退社後、2022年1月にNetEase Gamesの出資で「名越スタジオ」を設立し、代表取締役社長に就任。グローバル市場向けのハイエンドコンソールタイトル開発に注力し、現在は約30名の多国籍チームで新作を制作中。名越氏は「驚くような仕掛け」を準備し、引き続きエンタテインメント性の高い作品を目指しています。
新主人公・春日一番の登場
2020年に発売された『龍が如く7 光と闇の行方』では、長年シリーズを牽引してきた桐生一馬に代わり、新たな主人公・春日一番が登場。これに伴いゲームジャンルも大胆に変わり、より多様なゲーム体験が可能となりました。
オンライン対応という新機軸
2025年には、任天堂の新型機「ニンテンドースイッチ2」向けに『龍が如く0 誓いの場所 Director’s Cut』をリリース。シリーズとしては初めてオンラインマルチプレイ機能が導入され、これまでの“1人で遊ぶ”スタイルから脱却し、多人数でのプレイが可能となりました。
『龍が如く』はこれからどこへ向かうのか?
横山氏は、今後の展開について「『龍が如く』はソフトというよりも“器”。器の中での暴れ方は意外と自由なので、いろいろなクリエイターの夢を詰め込んでいきたい」と語ります。

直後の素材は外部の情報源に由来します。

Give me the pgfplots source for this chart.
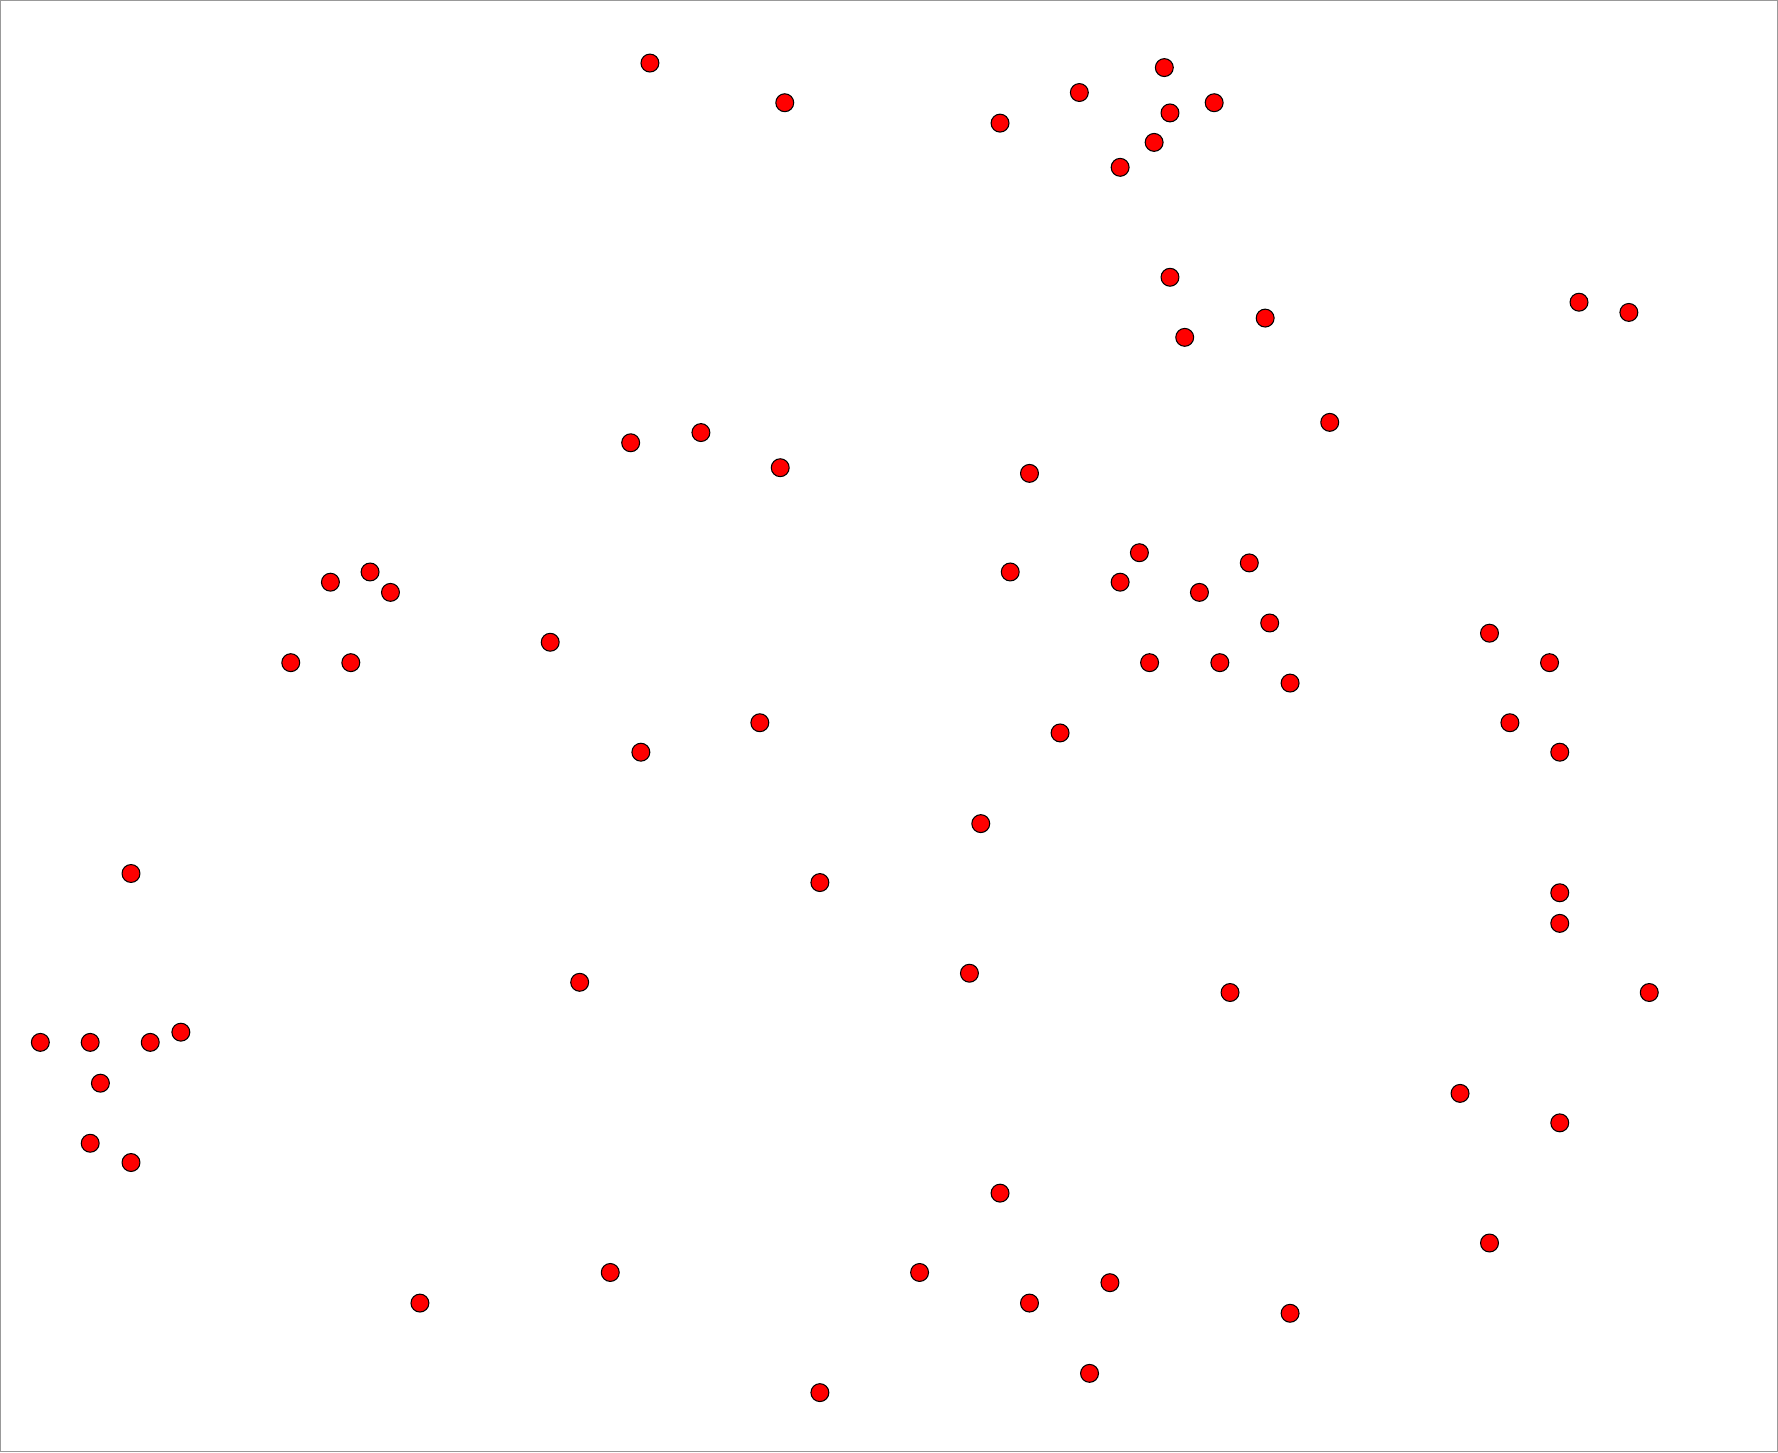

作品の形を固定せず、柔軟に“変化”を受け入れることが『龍が如く』シリーズの持ち味。その精神は、今後のさらなる進化の原動力になっていくでしょう。
結び──“暴れる器”が映す人間ドラマの本質
20年にわたり、『龍が如く』は暴力やアクションだけでなく、人間の葛藤や業と向き合う物語を描き続けてきました。リアルさと重厚さを兼ね備えたこのシリーズは、大人の心に響くゲームとして、これからも“器”の中に多くの物語を注ぎ続けていくはずです。